-- Start --

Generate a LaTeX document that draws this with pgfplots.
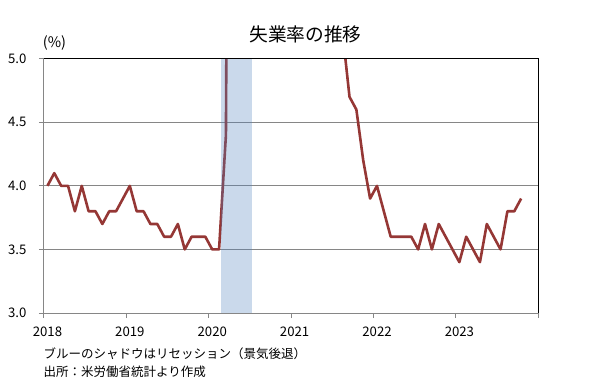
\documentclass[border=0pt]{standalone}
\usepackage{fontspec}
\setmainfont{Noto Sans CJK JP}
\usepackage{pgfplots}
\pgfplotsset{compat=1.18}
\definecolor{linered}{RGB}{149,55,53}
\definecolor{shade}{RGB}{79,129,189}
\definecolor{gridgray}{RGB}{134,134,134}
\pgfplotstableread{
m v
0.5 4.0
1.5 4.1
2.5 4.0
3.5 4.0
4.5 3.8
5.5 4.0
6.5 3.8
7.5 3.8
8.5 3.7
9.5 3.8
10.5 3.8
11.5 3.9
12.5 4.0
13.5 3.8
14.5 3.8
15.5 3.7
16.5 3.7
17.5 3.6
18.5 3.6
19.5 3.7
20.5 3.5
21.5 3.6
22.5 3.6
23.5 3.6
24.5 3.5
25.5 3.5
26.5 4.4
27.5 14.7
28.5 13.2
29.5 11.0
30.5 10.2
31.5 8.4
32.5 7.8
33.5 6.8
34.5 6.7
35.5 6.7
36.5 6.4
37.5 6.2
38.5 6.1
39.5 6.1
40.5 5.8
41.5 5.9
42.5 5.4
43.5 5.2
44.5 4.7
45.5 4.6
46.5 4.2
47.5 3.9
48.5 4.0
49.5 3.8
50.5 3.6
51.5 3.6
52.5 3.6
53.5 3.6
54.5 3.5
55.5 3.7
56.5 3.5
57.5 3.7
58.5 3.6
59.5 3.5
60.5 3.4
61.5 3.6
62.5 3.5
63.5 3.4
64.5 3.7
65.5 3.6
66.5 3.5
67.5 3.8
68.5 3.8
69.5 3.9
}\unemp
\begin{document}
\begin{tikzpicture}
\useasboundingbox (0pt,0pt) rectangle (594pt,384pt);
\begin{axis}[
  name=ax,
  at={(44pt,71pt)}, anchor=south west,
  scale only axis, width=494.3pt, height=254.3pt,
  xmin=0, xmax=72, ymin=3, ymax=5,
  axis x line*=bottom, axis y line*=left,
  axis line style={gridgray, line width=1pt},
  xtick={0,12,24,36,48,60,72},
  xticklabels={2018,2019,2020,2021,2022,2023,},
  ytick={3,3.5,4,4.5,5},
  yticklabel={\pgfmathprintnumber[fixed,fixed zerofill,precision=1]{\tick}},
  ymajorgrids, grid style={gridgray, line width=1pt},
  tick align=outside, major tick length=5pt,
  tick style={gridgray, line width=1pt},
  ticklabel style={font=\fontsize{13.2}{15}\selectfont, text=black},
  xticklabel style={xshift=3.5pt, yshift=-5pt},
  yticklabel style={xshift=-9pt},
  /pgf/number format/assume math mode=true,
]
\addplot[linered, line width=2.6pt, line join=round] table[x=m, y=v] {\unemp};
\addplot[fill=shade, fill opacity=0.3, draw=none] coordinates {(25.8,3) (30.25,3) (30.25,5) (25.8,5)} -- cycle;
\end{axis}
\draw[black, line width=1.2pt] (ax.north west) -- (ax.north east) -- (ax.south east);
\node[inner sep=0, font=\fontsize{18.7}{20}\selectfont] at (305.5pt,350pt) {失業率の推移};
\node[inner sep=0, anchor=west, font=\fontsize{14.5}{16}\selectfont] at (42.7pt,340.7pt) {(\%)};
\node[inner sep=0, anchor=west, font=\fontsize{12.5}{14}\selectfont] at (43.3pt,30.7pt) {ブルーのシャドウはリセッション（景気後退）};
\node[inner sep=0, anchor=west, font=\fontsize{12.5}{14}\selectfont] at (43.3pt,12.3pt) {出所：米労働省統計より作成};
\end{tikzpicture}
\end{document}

-- End --
-- Start --

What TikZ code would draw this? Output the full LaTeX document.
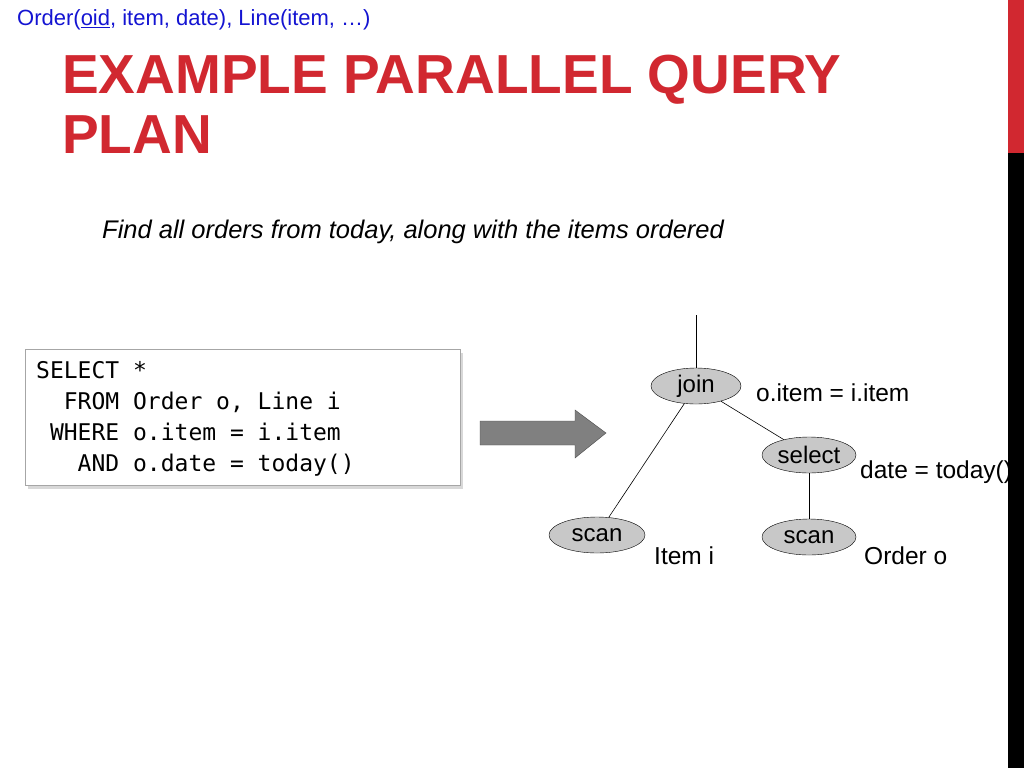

-- End --

**What needs to be done**
In how many lines of the data does the string "LaTeX" appear? Give only the number.

**Task output**
2